WRITTEN PROBLEM: Extract each line holding the word "this" from the entries.

+++ DATA ROWS +++

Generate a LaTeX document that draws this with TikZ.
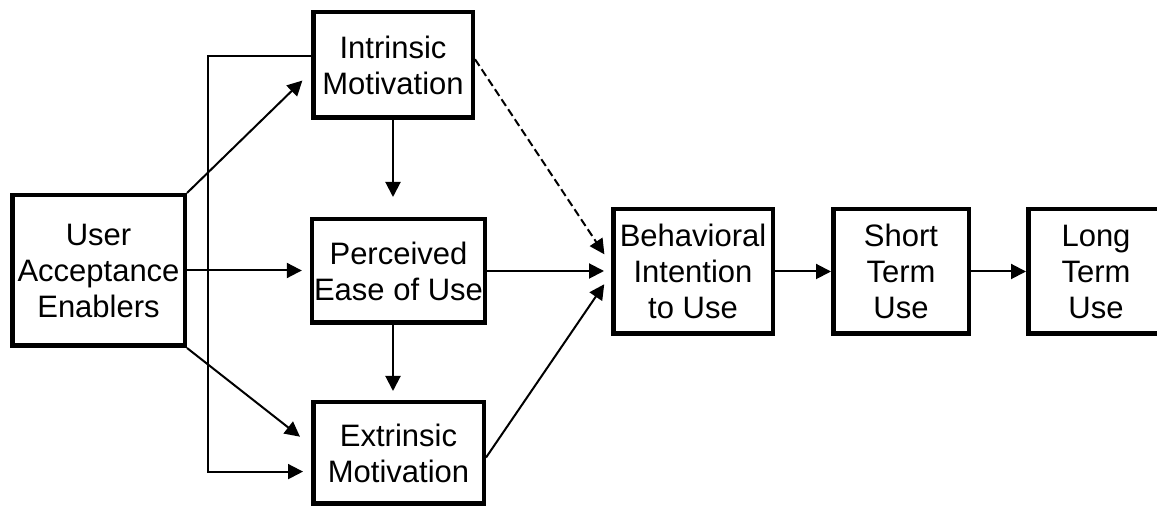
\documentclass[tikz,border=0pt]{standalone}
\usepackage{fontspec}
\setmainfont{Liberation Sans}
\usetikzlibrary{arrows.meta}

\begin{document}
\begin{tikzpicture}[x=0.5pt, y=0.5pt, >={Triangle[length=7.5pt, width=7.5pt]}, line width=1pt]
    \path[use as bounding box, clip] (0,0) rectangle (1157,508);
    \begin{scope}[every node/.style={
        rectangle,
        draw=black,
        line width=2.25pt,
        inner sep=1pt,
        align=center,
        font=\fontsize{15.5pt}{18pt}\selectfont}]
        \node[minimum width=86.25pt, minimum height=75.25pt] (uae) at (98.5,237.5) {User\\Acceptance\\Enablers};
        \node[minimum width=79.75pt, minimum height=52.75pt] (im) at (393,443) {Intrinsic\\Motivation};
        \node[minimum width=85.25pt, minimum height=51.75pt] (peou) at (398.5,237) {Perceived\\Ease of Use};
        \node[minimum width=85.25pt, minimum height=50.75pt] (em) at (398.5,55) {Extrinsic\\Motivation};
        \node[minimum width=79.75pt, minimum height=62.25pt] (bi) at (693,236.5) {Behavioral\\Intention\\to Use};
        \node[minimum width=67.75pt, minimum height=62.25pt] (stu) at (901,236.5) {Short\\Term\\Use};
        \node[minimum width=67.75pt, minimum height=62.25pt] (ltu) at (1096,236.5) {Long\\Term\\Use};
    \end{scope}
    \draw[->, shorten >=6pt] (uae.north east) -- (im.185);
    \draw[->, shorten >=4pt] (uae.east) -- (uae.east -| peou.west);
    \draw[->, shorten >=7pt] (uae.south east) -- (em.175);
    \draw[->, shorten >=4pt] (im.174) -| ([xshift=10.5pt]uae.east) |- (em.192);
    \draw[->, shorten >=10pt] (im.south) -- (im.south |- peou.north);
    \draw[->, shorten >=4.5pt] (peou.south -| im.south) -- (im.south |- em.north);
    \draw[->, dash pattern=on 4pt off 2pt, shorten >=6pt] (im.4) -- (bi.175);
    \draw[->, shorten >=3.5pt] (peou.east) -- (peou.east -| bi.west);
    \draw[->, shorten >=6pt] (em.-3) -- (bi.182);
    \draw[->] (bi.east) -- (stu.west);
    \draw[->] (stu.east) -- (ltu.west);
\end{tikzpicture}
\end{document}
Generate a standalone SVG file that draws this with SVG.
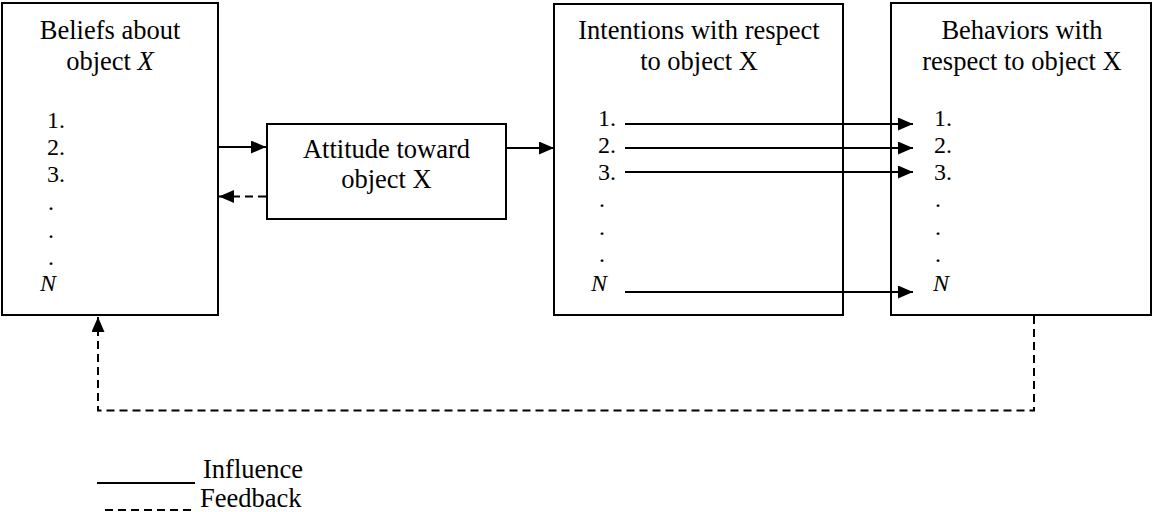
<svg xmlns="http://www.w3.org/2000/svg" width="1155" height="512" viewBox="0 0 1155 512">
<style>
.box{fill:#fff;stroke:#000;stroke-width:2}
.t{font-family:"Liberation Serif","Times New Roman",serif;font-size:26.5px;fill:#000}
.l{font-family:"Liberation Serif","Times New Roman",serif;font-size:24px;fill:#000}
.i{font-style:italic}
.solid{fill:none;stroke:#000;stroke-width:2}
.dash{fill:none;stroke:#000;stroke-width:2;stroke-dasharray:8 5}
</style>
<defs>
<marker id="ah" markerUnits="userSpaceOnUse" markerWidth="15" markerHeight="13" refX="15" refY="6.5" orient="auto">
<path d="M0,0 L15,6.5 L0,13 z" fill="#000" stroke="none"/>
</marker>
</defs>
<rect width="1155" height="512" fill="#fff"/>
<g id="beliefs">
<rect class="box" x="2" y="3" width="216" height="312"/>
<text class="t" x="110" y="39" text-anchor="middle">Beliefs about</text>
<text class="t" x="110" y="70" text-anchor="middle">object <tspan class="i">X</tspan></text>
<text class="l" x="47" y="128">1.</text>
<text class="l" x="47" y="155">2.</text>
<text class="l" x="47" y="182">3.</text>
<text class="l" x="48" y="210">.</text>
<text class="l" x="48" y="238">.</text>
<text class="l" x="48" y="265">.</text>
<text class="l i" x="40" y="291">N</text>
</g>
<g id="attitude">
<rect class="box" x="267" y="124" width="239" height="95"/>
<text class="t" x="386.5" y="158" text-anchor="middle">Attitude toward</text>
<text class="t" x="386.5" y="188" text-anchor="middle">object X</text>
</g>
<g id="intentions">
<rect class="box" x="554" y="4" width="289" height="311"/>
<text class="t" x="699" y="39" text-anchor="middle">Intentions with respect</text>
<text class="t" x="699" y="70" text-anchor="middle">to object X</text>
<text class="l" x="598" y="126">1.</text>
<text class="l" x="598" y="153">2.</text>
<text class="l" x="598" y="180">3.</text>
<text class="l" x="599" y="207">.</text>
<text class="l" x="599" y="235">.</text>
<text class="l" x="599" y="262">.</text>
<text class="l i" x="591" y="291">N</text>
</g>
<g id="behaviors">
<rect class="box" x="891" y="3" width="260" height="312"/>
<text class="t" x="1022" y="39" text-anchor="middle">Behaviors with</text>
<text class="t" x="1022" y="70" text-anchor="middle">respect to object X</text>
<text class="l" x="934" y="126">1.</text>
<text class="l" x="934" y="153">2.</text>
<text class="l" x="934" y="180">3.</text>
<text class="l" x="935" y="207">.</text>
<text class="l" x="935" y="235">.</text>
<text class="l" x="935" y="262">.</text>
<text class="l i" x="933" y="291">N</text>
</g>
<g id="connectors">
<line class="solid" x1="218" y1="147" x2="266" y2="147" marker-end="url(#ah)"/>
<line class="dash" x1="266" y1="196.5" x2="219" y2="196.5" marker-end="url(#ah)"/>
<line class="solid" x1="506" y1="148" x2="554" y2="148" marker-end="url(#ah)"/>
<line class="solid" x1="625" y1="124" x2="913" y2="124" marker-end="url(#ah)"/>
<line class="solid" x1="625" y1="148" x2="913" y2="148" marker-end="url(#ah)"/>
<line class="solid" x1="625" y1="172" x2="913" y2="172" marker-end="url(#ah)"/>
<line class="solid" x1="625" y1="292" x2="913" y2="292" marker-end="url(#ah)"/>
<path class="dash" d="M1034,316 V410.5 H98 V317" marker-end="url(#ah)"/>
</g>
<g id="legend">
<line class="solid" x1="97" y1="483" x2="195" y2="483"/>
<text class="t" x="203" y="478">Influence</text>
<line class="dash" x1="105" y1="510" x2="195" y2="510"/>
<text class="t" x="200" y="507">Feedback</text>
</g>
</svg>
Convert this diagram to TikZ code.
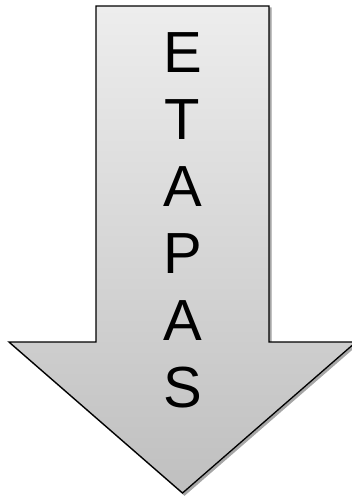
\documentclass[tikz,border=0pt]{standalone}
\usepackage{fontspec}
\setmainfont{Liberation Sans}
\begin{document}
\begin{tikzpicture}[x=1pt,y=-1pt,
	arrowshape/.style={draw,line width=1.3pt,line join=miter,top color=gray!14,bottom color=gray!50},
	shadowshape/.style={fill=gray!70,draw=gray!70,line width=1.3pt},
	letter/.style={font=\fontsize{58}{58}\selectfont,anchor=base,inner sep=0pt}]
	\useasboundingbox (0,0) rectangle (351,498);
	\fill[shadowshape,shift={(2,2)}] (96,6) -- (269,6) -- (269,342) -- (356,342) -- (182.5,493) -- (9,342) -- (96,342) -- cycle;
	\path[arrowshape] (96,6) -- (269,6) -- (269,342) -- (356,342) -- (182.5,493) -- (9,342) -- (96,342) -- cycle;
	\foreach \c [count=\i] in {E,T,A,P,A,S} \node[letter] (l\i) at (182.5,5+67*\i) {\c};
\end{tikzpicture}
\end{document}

+++

THE REPLY:
Generate a LaTeX document that draws this with TikZ.
Generate a standalone SVG file that draws this with SVG.
Convert this diagram to TikZ code.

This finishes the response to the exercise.